Personal details
- Born: 11 August 1897 Greenspond, Newfoundland Colony
- Died: 1991 (aged 93–94)
- Occupation: Teacher, community worker

= Stella Burry =

Canadian community worker

Stella Burry (1897–1991), also known as Stella Anne Burrey, was a Canadian community worker and volunteer.

==Early life and education==
Stella Burry was born on 11 August 1897 in Greenspond, Bonavista Bay, Newfoundland Colony. Her father was a fisherman. She was encouraged by her mother to study. She started teaching at the age of 17, and spent some time in Memorial college in order to become a teacher, but the poverty she observed led her to reconsider her career.

In 1923 she moved to Toronto to attend the Methodist Training School (now the Centre for Christian Studies), where she trained to become a deaconess, majoring in social work. She also studied at Victoria University, Toronto.

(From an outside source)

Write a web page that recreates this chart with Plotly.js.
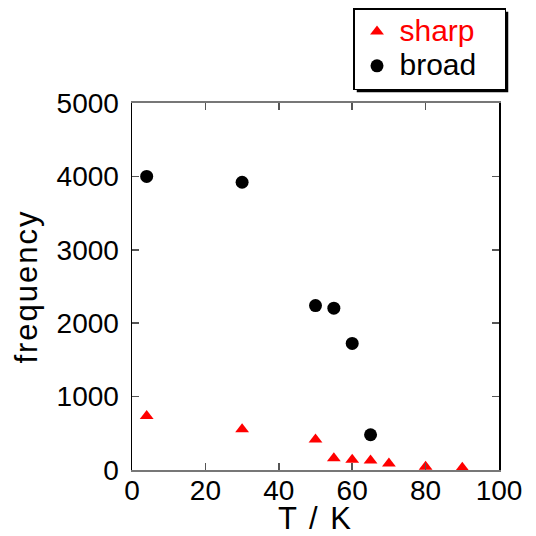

While in her second year of study, she realized that what people living in poverty needed was not charity, but opportunities to realise their potential.

==Career==
Burry spent fourteen years in Toronto engaged in church work. She was elected president of the Deaconess Association of the United Church of Canada in 1934. In 1937, she was persuaded by Rev. Oliver Jackson, Superintendent of Home Missions for Newfoundland, to work in Newfoundland. In 1938, she established her office in the Old Star Building in St John's, and founded the United Church Community Service Centre (originally Emmanuel House), now Stella Burry Community Services Centre. She remained its director until 1966. She helped establish the Agnes Pratt Home for Senior Citizens in St. John's. She continued doing voluntary work during her retirement.

She never married and died in 1991 at the age of 94 years.

== Recognition ==
In 1967, Burry was named the St. John's City Council Citizen of the Year. In 1971, the Pine Hill Divinity Hall, Halifax, awarded her an honorary Doctor of Divinity degree. The community service centre she founded was renamed the Stella Burry Community Services Centre, and the United Church youth camp she founded in 1942 was named Burry Heights in her honour.